(Source code of charts)
= = = = =

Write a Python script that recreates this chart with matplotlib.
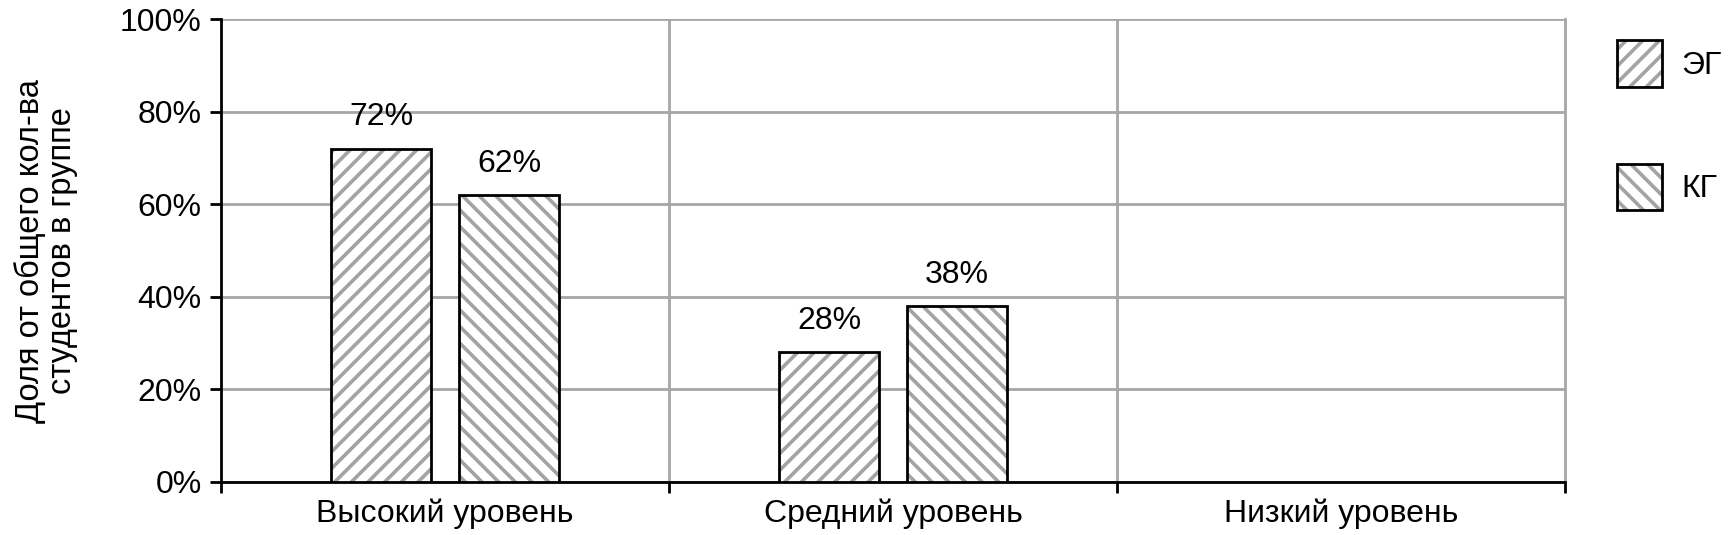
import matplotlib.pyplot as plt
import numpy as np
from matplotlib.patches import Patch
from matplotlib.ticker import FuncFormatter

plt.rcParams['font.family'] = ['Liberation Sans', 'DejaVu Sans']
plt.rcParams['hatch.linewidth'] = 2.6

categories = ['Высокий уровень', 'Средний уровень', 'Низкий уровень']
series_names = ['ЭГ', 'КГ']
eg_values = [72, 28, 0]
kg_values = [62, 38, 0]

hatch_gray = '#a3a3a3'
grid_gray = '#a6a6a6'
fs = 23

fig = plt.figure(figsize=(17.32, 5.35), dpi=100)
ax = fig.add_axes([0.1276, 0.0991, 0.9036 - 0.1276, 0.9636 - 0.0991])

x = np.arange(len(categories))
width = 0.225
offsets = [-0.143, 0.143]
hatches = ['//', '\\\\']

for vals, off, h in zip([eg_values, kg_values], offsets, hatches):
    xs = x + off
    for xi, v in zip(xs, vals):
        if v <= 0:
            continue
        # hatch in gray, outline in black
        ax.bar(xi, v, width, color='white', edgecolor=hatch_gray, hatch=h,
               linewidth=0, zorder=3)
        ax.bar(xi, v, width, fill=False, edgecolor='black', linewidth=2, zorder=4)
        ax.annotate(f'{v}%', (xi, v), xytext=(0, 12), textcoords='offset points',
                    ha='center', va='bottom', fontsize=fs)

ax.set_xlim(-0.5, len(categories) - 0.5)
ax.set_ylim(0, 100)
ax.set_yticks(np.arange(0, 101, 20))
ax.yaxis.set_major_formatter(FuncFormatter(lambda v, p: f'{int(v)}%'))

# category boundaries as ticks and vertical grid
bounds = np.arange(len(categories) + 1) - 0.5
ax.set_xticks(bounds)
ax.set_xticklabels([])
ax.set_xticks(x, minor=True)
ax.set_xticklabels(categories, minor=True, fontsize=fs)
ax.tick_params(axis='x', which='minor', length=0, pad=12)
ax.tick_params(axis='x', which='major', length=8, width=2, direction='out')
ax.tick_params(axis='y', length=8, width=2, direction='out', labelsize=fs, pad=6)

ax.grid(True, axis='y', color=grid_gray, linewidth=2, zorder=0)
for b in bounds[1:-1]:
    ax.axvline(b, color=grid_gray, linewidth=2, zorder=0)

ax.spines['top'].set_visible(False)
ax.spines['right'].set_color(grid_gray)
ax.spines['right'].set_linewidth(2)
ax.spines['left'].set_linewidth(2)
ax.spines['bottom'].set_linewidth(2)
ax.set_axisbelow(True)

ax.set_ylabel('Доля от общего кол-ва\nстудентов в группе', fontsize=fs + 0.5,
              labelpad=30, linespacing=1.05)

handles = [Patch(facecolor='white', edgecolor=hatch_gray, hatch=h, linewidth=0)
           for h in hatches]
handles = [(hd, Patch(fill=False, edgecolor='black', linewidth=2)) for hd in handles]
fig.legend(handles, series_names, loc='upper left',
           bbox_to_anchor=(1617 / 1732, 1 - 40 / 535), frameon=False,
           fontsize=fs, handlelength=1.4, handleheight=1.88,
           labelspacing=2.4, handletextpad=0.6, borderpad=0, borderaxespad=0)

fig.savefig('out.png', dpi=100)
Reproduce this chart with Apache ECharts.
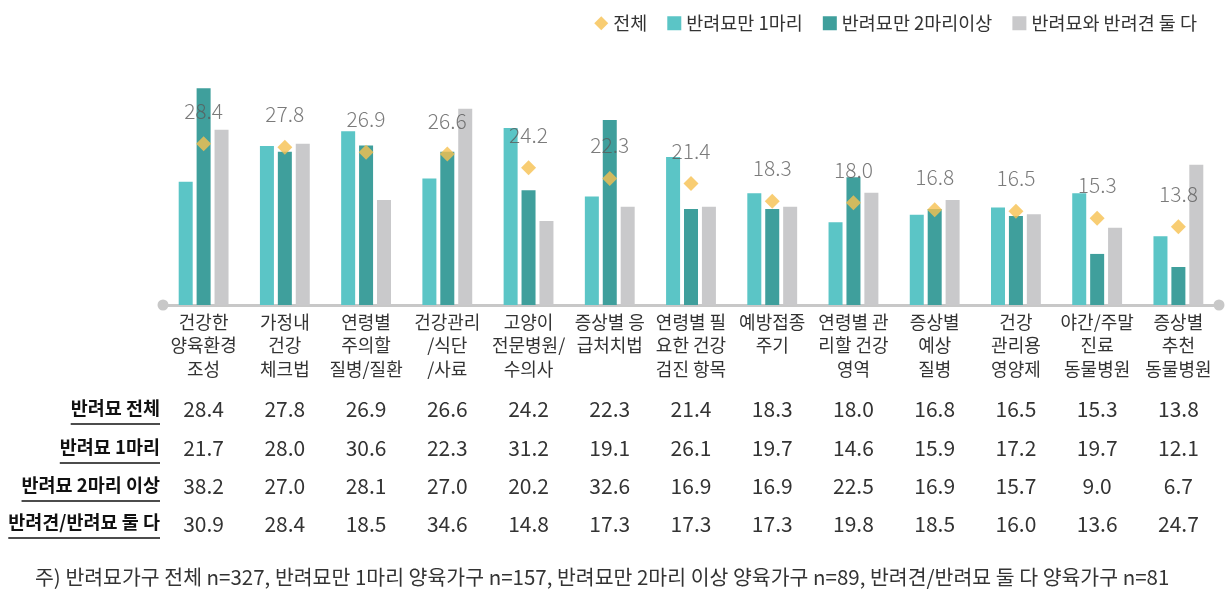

= = = = =

PROMPT: Repeat the records above exactly, omitting every picture.

TASK OUTPUT:
Write a Python script that recreates this chart with matplotlib.
import matplotlib.pyplot as plt
import numpy as np
from matplotlib.patches import Patch
from matplotlib.ticker import FuncFormatter

plt.rcParams['font.family'] = ['Liberation Sans', 'DejaVu Sans']
plt.rcParams['hatch.linewidth'] = 2.6

categories = ['Высокий уровень', 'Средний уровень', 'Низкий уровень']
series_names = ['ЭГ', 'КГ']
eg_values = [72, 28, 0]
kg_values = [62, 38, 0]

hatch_gray = '#a3a3a3'
grid_gray = '#a6a6a6'
fs = 23

fig = plt.figure(figsize=(17.32, 5.35), dpi=100)
ax = fig.add_axes([0.1276, 0.0991, 0.9036 - 0.1276, 0.9636 - 0.0991])

x = np.arange(len(categories))
width = 0.225
offsets = [-0.143, 0.143]
hatches = ['//', '\\\\']

for vals, off, h in zip([eg_values, kg_values], offsets, hatches):
    xs = x + off
    for xi, v in zip(xs, vals):
        if v <= 0:
            continue
        # hatch in gray, outline in black
        ax.bar(xi, v, width, color='white', edgecolor=hatch_gray, hatch=h,
               linewidth=0, zorder=3)
        ax.bar(xi, v, width, fill=False, edgecolor='black', linewidth=2, zorder=4)
        ax.annotate(f'{v}%', (xi, v), xytext=(0, 12), textcoords='offset points',
                    ha='center', va='bottom', fontsize=fs)

ax.set_xlim(-0.5, len(categories) - 0.5)
ax.set_ylim(0, 100)
ax.set_yticks(np.arange(0, 101, 20))
ax.yaxis.set_major_formatter(FuncFormatter(lambda v, p: f'{int(v)}%'))

# category boundaries as ticks and vertical grid
bounds = np.arange(len(categories) + 1) - 0.5
ax.set_xticks(bounds)
ax.set_xticklabels([])
ax.set_xticks(x, minor=True)
ax.set_xticklabels(categories, minor=True, fontsize=fs)
ax.tick_params(axis='x', which='minor', length=0, pad=12)
ax.tick_params(axis='x', which='major', length=8, width=2, direction='out')
ax.tick_params(axis='y', length=8, width=2, direction='out', labelsize=fs, pad=6)

ax.grid(True, axis='y', color=grid_gray, linewidth=2, zorder=0)
for b in bounds[1:-1]:
    ax.axvline(b, color=grid_gray, linewidth=2, zorder=0)

ax.spines['top'].set_visible(False)
ax.spines['right'].set_color(grid_gray)
ax.spines['right'].set_linewidth(2)
ax.spines['left'].set_linewidth(2)
ax.spines['bottom'].set_linewidth(2)
ax.set_axisbelow(True)

ax.set_ylabel('Доля от общего кол-ва\nстудентов в группе', fontsize=fs + 0.5,
              labelpad=30, linespacing=1.05)

handles = [Patch(facecolor='white', edgecolor=hatch_gray, hatch=h, linewidth=0)
           for h in hatches]
handles = [(hd, Patch(fill=False, edgecolor='black', linewidth=2)) for hd in handles]
fig.legend(handles, series_names, loc='upper left',
           bbox_to_anchor=(1617 / 1732, 1 - 40 / 535), frameon=False,
           fontsize=fs, handlelength=1.4, handleheight=1.88,
           labelspacing=2.4, handletextpad=0.6, borderpad=0, borderaxespad=0)

fig.savefig('out.png', dpi=100)
Reproduce this chart with Apache ECharts.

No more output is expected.